У всего этого есть, однако, еще одно вторичное следствие, имеющее здесь для нас большее значение и относящееся к постепенному вытеснению такой понятийной системы. Если постмодернизм, как расширенная третья стадия классического капитализма, является более чистым и гомогенным выражением классического капитализма, из которого были вычищены многие ранее сохранявшиеся анклавы социально-экономического различия (посредством колонизации или поглощения товарной формой), тогда есть смысл предположить, что размывание нашего чувства истории и, в частности, наше сопротивление таким глобальным или тотализирующим понятиям, как собственно способ производства, являются производной не чего-нибудь, а именно такой универсализации капитализма. Там, где все системно, само понятие системы теряет, вероятно, свои основания, возвращаясь лишь путем «возвращения вытесненного» в кошмарных формах «тотальной системы», вымышленной Вебером, Фуко или героями романа «1984».
Но способ производства не является «тотальной системой» в этом малопривлекательном смысле; он содержит в себе ряд контрсил и новых тенденций, как «остаточных», так и «нарождающихся», которые он должен попытаться освоить или проконтролировать (отсюда концепция Грамши о гегемонии). Если бы эти гетерогенные силы не обладали собственной действенностью, гегемонический проект был бы не нужен. То есть различия предполагаются моделью, чем-то, что следовало бы четко отличить от другой черты, которая затемняет эту, а именно от того, что капитализм также производит различия или дифференциацию как производную своей собственной внутренней логики. Наконец, если вспомнить наше исходное обсуждение репрезентации, ясно, что существует различие между понятием и вещью, между глобальной или абстрактной моделью и нашим индивидуальным социальным опытом, некоторую объяснительную дистанцию от которого первая и должна создавать, хотя вряд ли должна его «заменять».
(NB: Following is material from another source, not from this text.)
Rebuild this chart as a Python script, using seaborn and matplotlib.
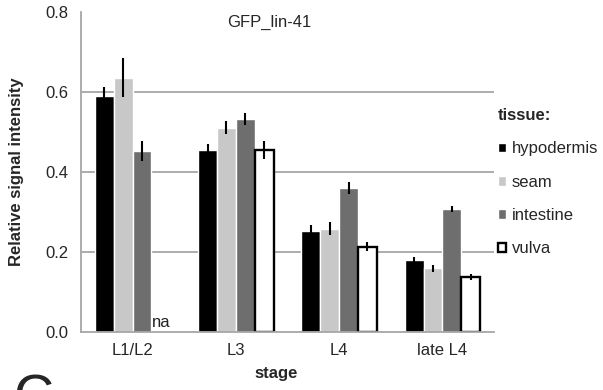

Также полезно напомнить еще кое-что касательно «правильного использования» модели способа производства: не будет лишним отметить, что так называемый способ производства не является продукционистской моделью. Также не стоит забывать о том, что он включает ряд уровней (или порядков абстракции), которые должны соблюдаться, чтобы его обсуждение не выродилось в хаотичную перебранку. Я предложил весьма общую картину таких уровней в работе «Политическое бессознательное» и указал, в частности, на различия, которые должны соблюдаться, между изучением исторических событий, отсылкой к более крупным классовым и идеологическим конфликтам или традициям и рассмотрением безличных социально-экономических систем, порождающих закономерности (хорошо известными примерами которых являются сюжеты овеществления и коммодификации). Вопрос агентности, который часто возникает в данной работе, должен быть спроецирован на эти уровни.